With our daughter now beginning her fourth and hopefully final year in college, here's one thing I've learned: No matter how much you plan to spend, it won't cover everything. Not even close.
And just to make sure I'm not way off, I checked in with Jim Chilton, a family financial adviser who helps parents plan for these costs.
The obvious one, that's often jaw-dropping: textbooks. Depending on your child's major, they can be super expensive.
Like the meteorology book Chilton's own son once had to buy: "$325 used — $510 new," he says.
Chilton is the founder of a nonprofit called the Society for Financial Awareness, which promotes financial education. But the real source of his expertise? "I lived it."
He put five kids through college. So Chilton feels my pain.
"These costs show up like a bad relative," he says. "In your mind, you set aside money per semester and lock that number in. You scrape and borrow and do whatever you have to, if you're middle income like most people. I can remember many times telling my kids 'no.' Then, after that, 'hell no.' "
Still, how do you say no to something your child can't live without? Like a laptop. According to the National Retail Federation's annual back-to-school report, 60 percent of college students will buy a new laptop or tablet this fall.
Our daughter, Bianca, of course insisted that her perfectly good laptop from high school was too old and too slow. The one we bought her for her freshman year set us back about $800. Then there was her smartphone, which might as well be another appendage. Count on an initial cost of $200 plus an $80 monthly fee. Even the cheapest plans these days cost about $1,000 a year.
Something else we didn't think about: lab equipment and art supplies. Huge art pads, charcoal, certain types of pencils, special erasers, eye goggles, all "required" and expensive.

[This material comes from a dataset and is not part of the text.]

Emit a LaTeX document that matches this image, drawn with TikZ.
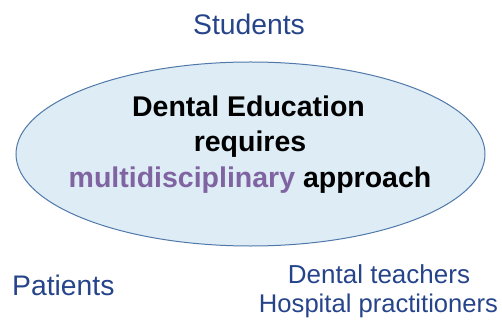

Next, housing. Living on campus versus off is a big decision. Not having your child live in a dorm could save you up to $20,000 over the four years. On the other hand, your daughter could end up sharing a dumpy apartment or group home with a bunch of people who skip out on the rent or utilities. You get the picture.
Dorm stuff is something your daughter will probably negotiate with her roommates. Like pitching in for a mini-fridge or mini-vacuum. But furniture? I mean, how many bean bags, tables or chairs can two or three people possibly fit in a 12-by-19-foot room (the average size these days)?
Then there's the bedding, lamps, towels, wastepaper baskets and maybe a microwave or juice blender, which are supposed to last four years but don't.
Kathy Allen, a spokeswoman for the National Retail Federation, says more than half of the $43 billion students and parents will spend on non-academic items this fall will go toward room furnishings.
"And that is actually the highest amount we've seen in the survey's 13-year history," says Allen.
Another big item on the NRF survey: food. Your options? A meal plan versus the grocery store around the corner. Don't forget fast food and late-night snacks. And if your child is anywhere near a Starbucks, we're talking about $120 a month for venti skim lattes and caramel macchiatos.
And alcohol. Yes, your child will drink. And, yes, that money you put into your kid's debit card every other week is paying for it.
On a typical Friday or Saturday night, figure somewhere between $10 and $50. That may not seem like a lot of money, but here's something the U.S. Department of Health and Human Services wants you to think about: College students spend a whopping $5.5 billion on alcohol every school year.
Naturally you're going to want to see your child on Thanksgiving and certainly the winter holiday break. If it's too far to drive, round-trip airfare could run you between $500 and $1,000. That's if you book a flight way ahead of time.
The cheap alternative, or what I call "the next best thing to being there": Skype. As for clothing, at this point I have two words: thrift store.
Finally, health insurance. It's the last thing college students think about — "Me? Sick?" — not realizing that dorms are breeding grounds for all sorts of diseases.
If your child is covered by your health insurance, great. Otherwise, expect to pay about $1,100 per semester, depending on the school's health plan.
So, is that everything? Probably not.
Our total bill? Way, way more than we planned for.
Is it worth it?
Call me in a year or two when my daughter is out in the real world. Right now, I'm still a few hundred dollars short, and school is just days away.